Along with the capability of faster Real-time analytics, we needed a system that will enable us to go deeper into our data and provide advance analytics and reporting capabilities

Following are some of the use cases that we had in mind before deciding to go with a Big Data Solution:

• The capability of storing data over a longer period in a cost and performance effective manner.
• Aggregating different types of data from different data sources.
• Executing Complex analytical queries that need multiple joins over huge data.
• Need for Distributed Processing Engines to scale in accordance with the growing data.
• Enable Machine Learning use cases
• General-purpose BI application that should be able to integrate with any data source.

Initial Requirements to be fulfilled by the System

• Capturing raw data in a central data lake
• Writing generic ETL to load streamed data from raw storage, clean, transform, and store as processed data.
• Monitoring and Scheduling of ETLs
• Distributed SQL engine to enable business owners/data analyst to query this stored data in the data lake.
• Setting up the dashboarding platform, to query and visualize the same.

Setting up a data-lake for raw/cleaned/processed/aggregate data storage needs and providing the capability to run heavy distributed computational jobs, machine learning jobs are what we are targeting in the longer run.

Architecture

Ingesting Raw Data

Logstash is used here to write raw JSON files to S3. You can configure the size of data files before writing to S3, preferably 128MB as it is the default block size in Hadoop.

Logstash is a light-weight, open-source tool that allows you to collect data from a variety of sources, transform it on the fly, and send it to your desired destination. We have been using logstash already to consume from RabbitMQ and load data to ElasticSearch.

Transforming Raw Data

For processing large scale data you need distributed computation and the clear winner for that is Apache Spark.

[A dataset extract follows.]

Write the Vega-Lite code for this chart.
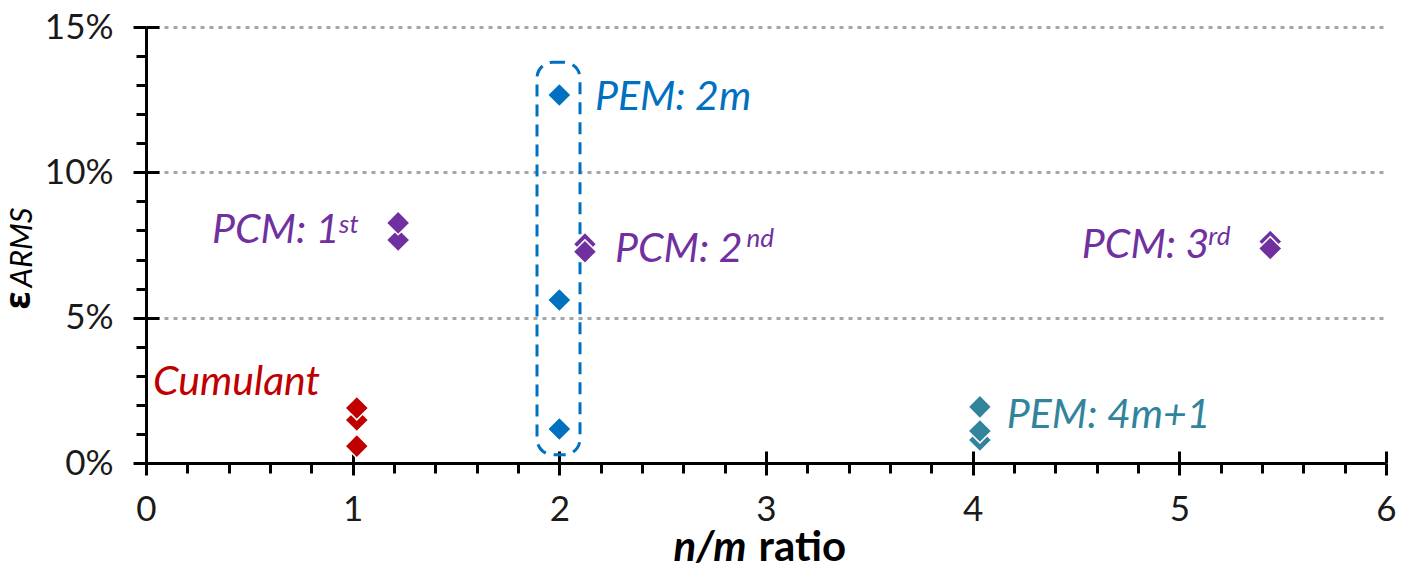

We use Spark Batch Jobs to read raw JSON data from S3, then process and clean data. After processing, the data is transformed and written to S3 in the parquet format. Due to the scale of our data and low latency requirements of our analytics, we store data as columns as opposed to rows.

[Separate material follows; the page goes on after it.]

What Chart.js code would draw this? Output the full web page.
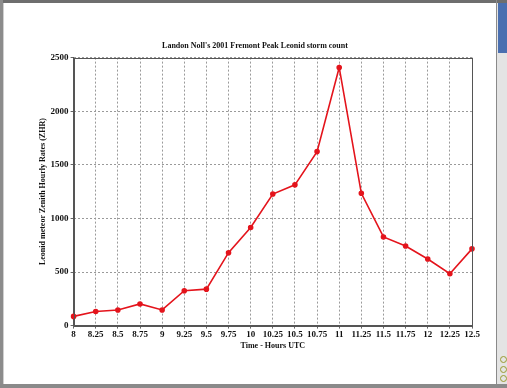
<!DOCTYPE html>
<html>
<head>
<meta charset="utf-8">
<script src="https://cdn.jsdelivr.net/npm/chart.js@4.4.0/dist/chart.umd.min.js"></script>
<style>
  html, body { margin: 0; padding: 0; background: #fff; }
  #wrap { position: relative; width: 507px; height: 388px; overflow: hidden; background: #fff; }
  #c { position: absolute; left: 0; top: 0; }
  .deco { position: absolute; pointer-events: none; }
</style>
</head>
<body>
<div id="wrap">
  <canvas id="c" width="507" height="388"></canvas>
  <div class="deco" style="left:0;top:0;width:507px;height:3px;background:#6e6e6e"></div>
  <div class="deco" style="left:0;top:0;width:3px;height:388px;background:#8c8c8c"></div>
  <div class="deco" style="left:3px;top:3px;width:1px;height:385px;background:#d0d0d0"></div>
  <div class="deco" style="left:0;top:384px;width:507px;height:4px;background:#8a8a8a"></div>
  <div class="deco" style="left:496px;top:0;width:1px;height:388px;background:#8a8a8a"></div>
  <div class="deco" style="left:497px;top:3px;width:10px;height:381px;background:#e4e4e4"></div>
  <div class="deco" style="left:498px;top:3px;width:9px;height:50px;background:#4a6fb0"></div>
  <div class="deco" style="left:500px;top:356px;width:5px;height:5px;border-radius:50%;border:1px solid #9a9a30"></div>
  <div class="deco" style="left:500px;top:366px;width:5px;height:5px;border-radius:50%;border:1px solid #9a9a30"></div>
  <div class="deco" style="left:500px;top:375px;width:5px;height:5px;border-radius:50%;border:1px solid #9a9a30"></div>
</div>
<script>
const hours = ['8','8.25','8.5','8.75','9','9.25','9.5','9.75','10','10.25','10.5','10.75','11','11.25','11.5','11.75','12','12.25','12.5'];
const zhr = [86, 132, 146, 202, 146, 325, 340, 680, 915, 1227, 1313, 1623, 2408, 1234, 827, 742, 621, 484, 716];
const yTicks = [0, 500, 1000, 1500, 2000, 2500];

const serif = '"Liberation Serif", "DejaVu Serif", serif';

const frame = {
  id: 'frame',
  afterDraw(chart) {
    const {ctx, chartArea: a} = chart;
    ctx.save();
    ctx.strokeStyle = '#555';
    ctx.lineWidth = 1;
    ctx.strokeRect(Math.round(a.left) + 0.5, Math.round(a.top) + 0.5, Math.round(a.right - a.left), Math.round(a.bottom - a.top));
    ctx.restore();
  }
};

new Chart(document.getElementById('c'), {
  type: 'line',
  data: {
    labels: hours,
    datasets: [{
      data: zhr,
      borderColor: '#e4141c',
      backgroundColor: '#e4141c',
      borderWidth: 1.6,
      pointRadius: 2,
      pointHoverRadius: 2,
      tension: 0,
      fill: false
    }]
  },
  options: {
    responsive: false,
    animation: false,
    events: [],
    layout: { padding: { top: 36, left: 38, right: 35, bottom: 37 } },
    plugins: {
      legend: { display: false },
      tooltip: { enabled: false },
      title: {
        display: true,
        text: "Landon Noll's 2001 Fremont Peak Leonid storm count",
        color: '#111',
        font: { family: serif, size: 8, weight: 'bold' },
        padding: { top: 5, bottom: 7 }
      }
    },
    scales: {
      x: {
        type: 'category',
        offset: false,
        grid: { color: '#9a9a9a', tickLength: 3, drawTicks: true, tickColor: '#666' },
        border: { display: true, color: '#555', dash: [2, 2] },
        ticks: { color: '#111', font: { family: serif, size: 9, weight: 'bold' }, padding: 1, maxRotation: 0, autoSkip: false },
        title: { display: true, text: 'Time - Hours UTC', color: '#111', font: { family: serif, size: 8, weight: 'bold' }, padding: { top: 0, bottom: 0 } }
      },
      y: {
        min: 0,
        max: 2500,
        afterBuildTicks(scale) { scale.ticks = yTicks.map(v => ({ value: v })); },
        grid: { color: '#9a9a9a', tickLength: 3, tickColor: '#666' },
        border: { display: true, color: '#555', dash: [2, 2] },
        ticks: { color: '#111', font: { family: serif, size: 9, weight: 'bold' }, padding: 2, callback: v => String(v) },
        title: { display: true, text: 'Leonid meteor Zenith Hourly Rates (ZHR)', color: '#111', font: { family: serif, size: 8, weight: 'bold' }, padding: { top: 0, bottom: 1 } }
      }
    }
  },
  plugins: [frame]
});
</script>
</body>
</html>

These spark jobs are run over AWS EMR, which is a managed service provided by AWS to run various big data applications without worrying about the setup of big data processing frameworks like Hadoop, hive, spark, and many more.

Why Parquet?

• Organizing by column allows for better compression, as data is more homogeneous. The space savings are very noticeable at the scale of a Hadoop cluster.
• I/O will be reduced as we can efficiently scan only a subset of the columns while reading the data. Better compression also reduces the bandwidth required to read the input.
• As we store data of the same type in each column, we can use encoding better suited to the modern processors’ pipeline by making instruction branching more predictable.
• Predicate pushdown in Parquet enables Athena queries to fetch only the blocks it needs, improving query performance. When an Athena query obtains specific column values from your data, it uses statistics from data block predicates, such as max/min values, to determine whether to read or skip the block.
• Splitting of data in Parquet allows Athena to split the reading of data to multiple readers and increase parallelism during its query processing.

Workflow Management using Airflow

• Airflow is used to schedule and monitor the spark jobs in our data pipeline.
• Airflow provides us with a better way to build data pipelines by serving as a sort of ‘framework’ for creating pipelines.

Schema Registry

• Using a central schema registry is very important for data governance in any data related system.
• We have used the HortonWorks Schema Registry, which is an open-source application. It has been modified to extend new features to meet our needs.
• It is used by spark jobs to enforce the schema of data while transformation.

Athena — SQL Query Engine

• Athena is based on PrestoDb, a distributed SQL Query Engine.
• It has serverless architecture, so you only pay for the queries you run.
• It enables us to run SQL queries over the data stored in S3 for various analytics needs.

Redash — BI Tool

• Redash is a general-purpose BI tool that can connect to almost any data source.
• It helps you build dashboards and reports very easily.
• You can connect it to Athena for querying data in S3.

Example Visualisation on Redash

Data Warehouse and ML Capability

• AWS provides Redshift for managing a DataWarehouse. You can write a script to periodically upload data over to Redshift from S3 using Airflow.
• AWS SageMaker enables data scientists to write, train, test and deploy Machine Learning Models

In upcoming blogs, I will discuss every component in greater detail.